◆ RECORDED DATA ◆
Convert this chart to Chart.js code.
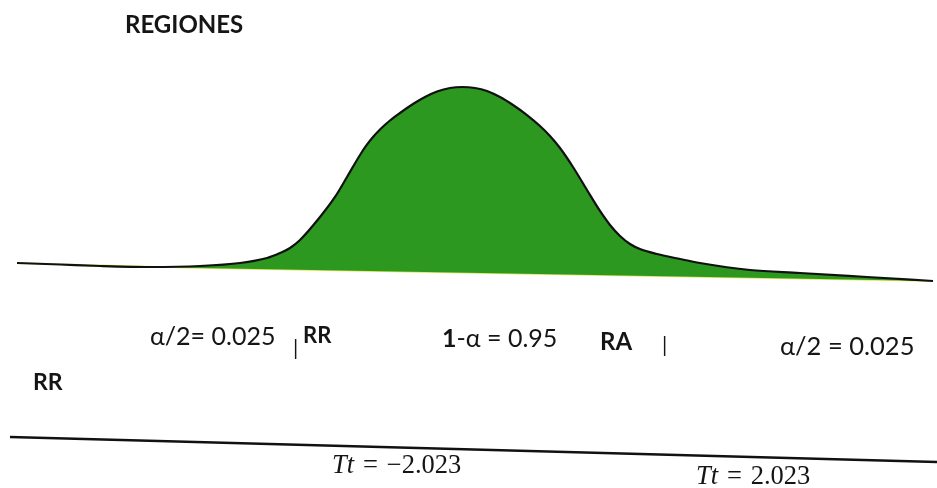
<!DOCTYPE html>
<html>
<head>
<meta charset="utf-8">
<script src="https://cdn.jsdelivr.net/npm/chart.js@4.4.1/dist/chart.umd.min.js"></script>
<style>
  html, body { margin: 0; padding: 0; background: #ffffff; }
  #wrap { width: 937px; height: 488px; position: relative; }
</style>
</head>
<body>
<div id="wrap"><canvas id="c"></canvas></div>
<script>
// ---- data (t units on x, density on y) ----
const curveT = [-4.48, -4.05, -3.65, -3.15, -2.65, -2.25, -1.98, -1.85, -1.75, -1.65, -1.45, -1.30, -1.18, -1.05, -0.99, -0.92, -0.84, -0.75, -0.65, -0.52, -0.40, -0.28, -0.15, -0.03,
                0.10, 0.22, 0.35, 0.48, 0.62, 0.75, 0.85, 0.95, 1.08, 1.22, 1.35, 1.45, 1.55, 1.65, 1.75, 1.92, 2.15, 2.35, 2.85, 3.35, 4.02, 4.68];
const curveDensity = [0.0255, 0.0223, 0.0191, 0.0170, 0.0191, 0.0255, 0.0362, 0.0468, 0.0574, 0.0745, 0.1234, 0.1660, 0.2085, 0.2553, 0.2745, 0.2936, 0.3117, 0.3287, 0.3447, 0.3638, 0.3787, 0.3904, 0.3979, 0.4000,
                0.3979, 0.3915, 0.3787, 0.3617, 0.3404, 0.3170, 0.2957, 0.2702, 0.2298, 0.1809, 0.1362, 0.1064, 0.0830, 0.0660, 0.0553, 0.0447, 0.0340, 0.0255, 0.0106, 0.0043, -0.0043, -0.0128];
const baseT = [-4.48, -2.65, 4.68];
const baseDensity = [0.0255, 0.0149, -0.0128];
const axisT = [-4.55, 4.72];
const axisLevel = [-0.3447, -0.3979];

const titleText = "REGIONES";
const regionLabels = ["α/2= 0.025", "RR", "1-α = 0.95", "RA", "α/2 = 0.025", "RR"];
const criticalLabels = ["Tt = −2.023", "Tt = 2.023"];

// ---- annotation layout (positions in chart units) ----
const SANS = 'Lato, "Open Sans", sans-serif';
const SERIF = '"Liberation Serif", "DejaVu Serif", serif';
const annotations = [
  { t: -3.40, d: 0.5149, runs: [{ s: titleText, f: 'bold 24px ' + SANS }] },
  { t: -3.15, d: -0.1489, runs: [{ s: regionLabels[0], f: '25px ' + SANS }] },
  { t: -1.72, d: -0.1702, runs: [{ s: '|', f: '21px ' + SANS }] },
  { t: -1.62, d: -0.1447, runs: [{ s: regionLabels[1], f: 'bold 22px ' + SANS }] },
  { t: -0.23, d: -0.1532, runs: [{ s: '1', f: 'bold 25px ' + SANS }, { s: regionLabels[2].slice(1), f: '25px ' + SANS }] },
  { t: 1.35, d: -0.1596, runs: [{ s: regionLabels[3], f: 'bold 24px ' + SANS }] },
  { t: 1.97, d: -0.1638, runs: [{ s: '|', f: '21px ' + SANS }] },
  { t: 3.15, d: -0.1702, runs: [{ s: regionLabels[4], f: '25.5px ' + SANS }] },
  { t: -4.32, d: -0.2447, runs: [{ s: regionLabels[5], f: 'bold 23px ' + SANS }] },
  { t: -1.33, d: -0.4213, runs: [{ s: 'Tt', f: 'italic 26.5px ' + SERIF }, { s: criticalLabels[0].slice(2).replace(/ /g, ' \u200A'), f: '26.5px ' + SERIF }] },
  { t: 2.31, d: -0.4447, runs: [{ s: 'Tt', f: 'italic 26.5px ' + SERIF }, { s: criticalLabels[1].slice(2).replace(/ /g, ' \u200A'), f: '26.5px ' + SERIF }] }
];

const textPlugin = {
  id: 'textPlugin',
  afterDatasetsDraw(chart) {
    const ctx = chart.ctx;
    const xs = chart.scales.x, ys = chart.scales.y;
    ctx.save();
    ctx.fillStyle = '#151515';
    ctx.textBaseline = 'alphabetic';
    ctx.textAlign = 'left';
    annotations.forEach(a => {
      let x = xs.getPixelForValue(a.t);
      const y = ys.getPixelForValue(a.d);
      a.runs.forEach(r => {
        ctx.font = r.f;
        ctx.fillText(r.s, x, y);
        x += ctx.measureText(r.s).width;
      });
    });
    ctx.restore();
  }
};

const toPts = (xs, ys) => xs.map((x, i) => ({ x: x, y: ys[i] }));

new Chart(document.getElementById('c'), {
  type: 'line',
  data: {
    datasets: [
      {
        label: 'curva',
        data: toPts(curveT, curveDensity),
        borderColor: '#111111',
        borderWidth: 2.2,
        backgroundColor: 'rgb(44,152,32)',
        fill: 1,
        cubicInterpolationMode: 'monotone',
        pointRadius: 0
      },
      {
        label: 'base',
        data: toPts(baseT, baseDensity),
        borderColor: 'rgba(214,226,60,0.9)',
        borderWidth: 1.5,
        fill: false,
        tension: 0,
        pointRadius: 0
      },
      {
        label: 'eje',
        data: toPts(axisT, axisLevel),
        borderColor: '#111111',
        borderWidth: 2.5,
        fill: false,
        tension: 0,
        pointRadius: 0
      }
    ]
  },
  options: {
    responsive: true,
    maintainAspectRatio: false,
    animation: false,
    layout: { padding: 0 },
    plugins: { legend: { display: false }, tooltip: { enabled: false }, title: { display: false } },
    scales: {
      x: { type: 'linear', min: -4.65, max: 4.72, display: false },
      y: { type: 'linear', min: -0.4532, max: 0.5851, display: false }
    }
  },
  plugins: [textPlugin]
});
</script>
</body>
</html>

◆ WORK TO COMPLETE ◆
Output the data above without changes, apart from leaving out the pictures.

◆ SOLUTION FOR THIS PROBLEM ◆
Convert this chart to Chart.js code.
<!DOCTYPE html>
<html>
<head>
<meta charset="utf-8">
<script src="https://cdn.jsdelivr.net/npm/chart.js@4.4.1/dist/chart.umd.min.js"></script>
<style>
  html, body { margin: 0; padding: 0; background: #ffffff; }
  #wrap { width: 937px; height: 488px; position: relative; }
</style>
</head>
<body>
<div id="wrap"><canvas id="c"></canvas></div>
<script>
// ---- data (t units on x, density on y) ----
const curveT = [-4.48, -4.05, -3.65, -3.15, -2.65, -2.25, -1.98, -1.85, -1.75, -1.65, -1.45, -1.30, -1.18, -1.05, -0.99, -0.92, -0.84, -0.75, -0.65, -0.52, -0.40, -0.28, -0.15, -0.03,
                0.10, 0.22, 0.35, 0.48, 0.62, 0.75, 0.85, 0.95, 1.08, 1.22, 1.35, 1.45, 1.55, 1.65, 1.75, 1.92, 2.15, 2.35, 2.85, 3.35, 4.02, 4.68];
const curveDensity = [0.0255, 0.0223, 0.0191, 0.0170, 0.0191, 0.0255, 0.0362, 0.0468, 0.0574, 0.0745, 0.1234, 0.1660, 0.2085, 0.2553, 0.2745, 0.2936, 0.3117, 0.3287, 0.3447, 0.3638, 0.3787, 0.3904, 0.3979, 0.4000,
                0.3979, 0.3915, 0.3787, 0.3617, 0.3404, 0.3170, 0.2957, 0.2702, 0.2298, 0.1809, 0.1362, 0.1064, 0.0830, 0.0660, 0.0553, 0.0447, 0.0340, 0.0255, 0.0106, 0.0043, -0.0043, -0.0128];
const baseT = [-4.48, -2.65, 4.68];
const baseDensity = [0.0255, 0.0149, -0.0128];
const axisT = [-4.55, 4.72];
const axisLevel = [-0.3447, -0.3979];

const titleText = "REGIONES";
const regionLabels = ["α/2= 0.025", "RR", "1-α = 0.95", "RA", "α/2 = 0.025", "RR"];
const criticalLabels = ["Tt = −2.023", "Tt = 2.023"];

// ---- annotation layout (positions in chart units) ----
const SANS = 'Lato, "Open Sans", sans-serif';
const SERIF = '"Liberation Serif", "DejaVu Serif", serif';
const annotations = [
  { t: -3.40, d: 0.5149, runs: [{ s: titleText, f: 'bold 24px ' + SANS }] },
  { t: -3.15, d: -0.1489, runs: [{ s: regionLabels[0], f: '25px ' + SANS }] },
  { t: -1.72, d: -0.1702, runs: [{ s: '|', f: '21px ' + SANS }] },
  { t: -1.62, d: -0.1447, runs: [{ s: regionLabels[1], f: 'bold 22px ' + SANS }] },
  { t: -0.23, d: -0.1532, runs: [{ s: '1', f: 'bold 25px ' + SANS }, { s: regionLabels[2].slice(1), f: '25px ' + SANS }] },
  { t: 1.35, d: -0.1596, runs: [{ s: regionLabels[3], f: 'bold 24px ' + SANS }] },
  { t: 1.97, d: -0.1638, runs: [{ s: '|', f: '21px ' + SANS }] },
  { t: 3.15, d: -0.1702, runs: [{ s: regionLabels[4], f: '25.5px ' + SANS }] },
  { t: -4.32, d: -0.2447, runs: [{ s: regionLabels[5], f: 'bold 23px ' + SANS }] },
  { t: -1.33, d: -0.4213, runs: [{ s: 'Tt', f: 'italic 26.5px ' + SERIF }, { s: criticalLabels[0].slice(2).replace(/ /g, ' \u200A'), f: '26.5px ' + SERIF }] },
  { t: 2.31, d: -0.4447, runs: [{ s: 'Tt', f: 'italic 26.5px ' + SERIF }, { s: criticalLabels[1].slice(2).replace(/ /g, ' \u200A'), f: '26.5px ' + SERIF }] }
];

const textPlugin = {
  id: 'textPlugin',
  afterDatasetsDraw(chart) {
    const ctx = chart.ctx;
    const xs = chart.scales.x, ys = chart.scales.y;
    ctx.save();
    ctx.fillStyle = '#151515';
    ctx.textBaseline = 'alphabetic';
    ctx.textAlign = 'left';
    annotations.forEach(a => {
      let x = xs.getPixelForValue(a.t);
      const y = ys.getPixelForValue(a.d);
      a.runs.forEach(r => {
        ctx.font = r.f;
        ctx.fillText(r.s, x, y);
        x += ctx.measureText(r.s).width;
      });
    });
    ctx.restore();
  }
};

const toPts = (xs, ys) => xs.map((x, i) => ({ x: x, y: ys[i] }));

new Chart(document.getElementById('c'), {
  type: 'line',
  data: {
    datasets: [
      {
        label: 'curva',
        data: toPts(curveT, curveDensity),
        borderColor: '#111111',
        borderWidth: 2.2,
        backgroundColor: 'rgb(44,152,32)',
        fill: 1,
        cubicInterpolationMode: 'monotone',
        pointRadius: 0
      },
      {
        label: 'base',
        data: toPts(baseT, baseDensity),
        borderColor: 'rgba(214,226,60,0.9)',
        borderWidth: 1.5,
        fill: false,
        tension: 0,
        pointRadius: 0
      },
      {
        label: 'eje',
        data: toPts(axisT, axisLevel),
        borderColor: '#111111',
        borderWidth: 2.5,
        fill: false,
        tension: 0,
        pointRadius: 0
      }
    ]
  },
  options: {
    responsive: true,
    maintainAspectRatio: false,
    animation: false,
    layout: { padding: 0 },
    plugins: { legend: { display: false }, tooltip: { enabled: false }, title: { display: false } },
    scales: {
      x: { type: 'linear', min: -4.65, max: 4.72, display: false },
      y: { type: 'linear', min: -0.4532, max: 0.5851, display: false }
    }
  },
  plugins: [textPlugin]
});
</script>
</body>
</html>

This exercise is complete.